I've found that in particular it's done things like make fuzzy signs perfectly legible provided of course it has enough to work with. All in all I've found it a useful tool, although it thrives on having a decent bit of GPU grunt to make it work. As a comparison, working with a 40-45mp original(Fuji X-T5 or Nikon D850) it takes 10-15 minutes using the Iris Pro integrated GPU in my 2015 MacBook Pro. The built-in RX570 in my 2019 iMac takes 2-3 minutes. An RX580 in an eGPU box will run it in under a minute on either computer.
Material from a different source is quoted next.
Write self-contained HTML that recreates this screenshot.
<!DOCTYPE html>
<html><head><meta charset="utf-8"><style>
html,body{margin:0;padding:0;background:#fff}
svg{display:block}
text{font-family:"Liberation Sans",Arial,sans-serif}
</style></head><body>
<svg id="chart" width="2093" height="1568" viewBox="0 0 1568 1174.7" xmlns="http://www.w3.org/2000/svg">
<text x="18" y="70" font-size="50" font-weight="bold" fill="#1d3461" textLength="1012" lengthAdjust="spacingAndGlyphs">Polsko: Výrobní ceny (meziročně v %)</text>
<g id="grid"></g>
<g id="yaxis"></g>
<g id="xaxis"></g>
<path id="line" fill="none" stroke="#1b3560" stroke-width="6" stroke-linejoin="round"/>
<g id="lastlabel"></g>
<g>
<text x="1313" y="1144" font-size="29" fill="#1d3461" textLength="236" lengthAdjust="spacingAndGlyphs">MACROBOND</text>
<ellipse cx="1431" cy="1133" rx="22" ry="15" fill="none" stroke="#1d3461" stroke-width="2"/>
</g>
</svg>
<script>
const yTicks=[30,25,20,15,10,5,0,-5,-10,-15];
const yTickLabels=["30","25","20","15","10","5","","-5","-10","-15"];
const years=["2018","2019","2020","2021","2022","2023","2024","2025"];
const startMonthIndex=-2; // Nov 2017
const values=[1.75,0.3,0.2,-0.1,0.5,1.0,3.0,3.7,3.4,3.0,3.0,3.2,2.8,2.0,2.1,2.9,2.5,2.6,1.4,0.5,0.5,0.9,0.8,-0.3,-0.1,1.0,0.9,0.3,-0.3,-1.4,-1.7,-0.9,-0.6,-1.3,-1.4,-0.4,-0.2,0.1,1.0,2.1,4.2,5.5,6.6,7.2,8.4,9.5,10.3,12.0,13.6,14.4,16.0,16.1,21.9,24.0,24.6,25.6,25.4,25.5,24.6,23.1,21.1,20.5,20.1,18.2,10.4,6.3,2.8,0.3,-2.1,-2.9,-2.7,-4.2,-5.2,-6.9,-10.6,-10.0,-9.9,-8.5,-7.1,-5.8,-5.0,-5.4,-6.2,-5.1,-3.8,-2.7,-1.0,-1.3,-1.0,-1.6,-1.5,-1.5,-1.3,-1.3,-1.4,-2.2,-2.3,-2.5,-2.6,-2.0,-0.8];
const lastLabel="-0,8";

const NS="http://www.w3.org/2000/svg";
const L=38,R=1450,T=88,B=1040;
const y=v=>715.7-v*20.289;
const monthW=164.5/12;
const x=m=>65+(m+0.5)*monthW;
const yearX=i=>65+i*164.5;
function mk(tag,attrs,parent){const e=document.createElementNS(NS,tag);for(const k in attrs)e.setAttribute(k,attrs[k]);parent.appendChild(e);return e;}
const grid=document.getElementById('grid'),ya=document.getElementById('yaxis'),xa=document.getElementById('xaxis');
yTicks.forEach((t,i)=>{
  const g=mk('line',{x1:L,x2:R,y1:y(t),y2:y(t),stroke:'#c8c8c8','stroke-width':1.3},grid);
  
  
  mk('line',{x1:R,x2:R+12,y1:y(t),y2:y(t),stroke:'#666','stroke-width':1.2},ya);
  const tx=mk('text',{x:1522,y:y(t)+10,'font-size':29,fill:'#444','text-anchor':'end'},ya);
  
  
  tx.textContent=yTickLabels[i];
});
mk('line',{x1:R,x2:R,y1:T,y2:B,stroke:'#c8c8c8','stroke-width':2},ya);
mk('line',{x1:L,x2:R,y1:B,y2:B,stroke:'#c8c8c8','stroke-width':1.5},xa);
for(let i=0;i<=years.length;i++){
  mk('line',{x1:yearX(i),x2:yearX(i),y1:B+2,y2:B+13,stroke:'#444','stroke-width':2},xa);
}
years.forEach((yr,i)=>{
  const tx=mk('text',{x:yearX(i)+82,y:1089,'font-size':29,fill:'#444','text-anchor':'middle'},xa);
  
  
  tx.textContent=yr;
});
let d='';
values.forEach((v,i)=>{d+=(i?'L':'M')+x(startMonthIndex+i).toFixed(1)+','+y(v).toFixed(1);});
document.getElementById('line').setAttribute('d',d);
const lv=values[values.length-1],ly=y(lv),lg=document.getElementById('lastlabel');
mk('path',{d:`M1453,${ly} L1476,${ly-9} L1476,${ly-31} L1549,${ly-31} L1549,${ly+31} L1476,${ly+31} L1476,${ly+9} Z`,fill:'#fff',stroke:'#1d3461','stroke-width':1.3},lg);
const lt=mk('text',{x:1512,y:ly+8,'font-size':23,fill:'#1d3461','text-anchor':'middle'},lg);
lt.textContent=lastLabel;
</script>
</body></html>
I've not compared it side by side with others, but it works for me. My images generally pass through Lightroom at some point anyway, so if a particular tool in it is "good enough" it's what I tend to use.
 

tizeye

macrumors 68040
Jul 17, 2013
3,094
34,056
Orlando, FL
Due to a couple of funerals this year I had to develop slide show videos for the receptions after the service. As various family members sent me photos, noone knew where many of the the originals were and they were Facebook snags. It is unbelievable how Facebook denegrates photos - try it with one of your own where you know the quaity of the original upload...then download it from Facebook. Even those that I downsized to for web - 2500px and 280dpi - returned 1426px 72 dpi!
One method was straight photo of screen illuminated (in lightroom) with macro lens. Only did that with one, but it was the primary being professionally printed and framed for display. Original Facebook snag wouldn't even support a 4x6 print, with file size suggesting wallet print...forget about 11x14! But that is one way and you already have the digital camera to create a new RAW file.
For the majority, Topaz mentioned earlier is arguably the leader, however when looking at reviews, right up there was On1 Photo RAW. Both have their strengths. I didn't own Topaz but did have an earlier version of On1 and was cheaper to upgrade to 2023. Worked great.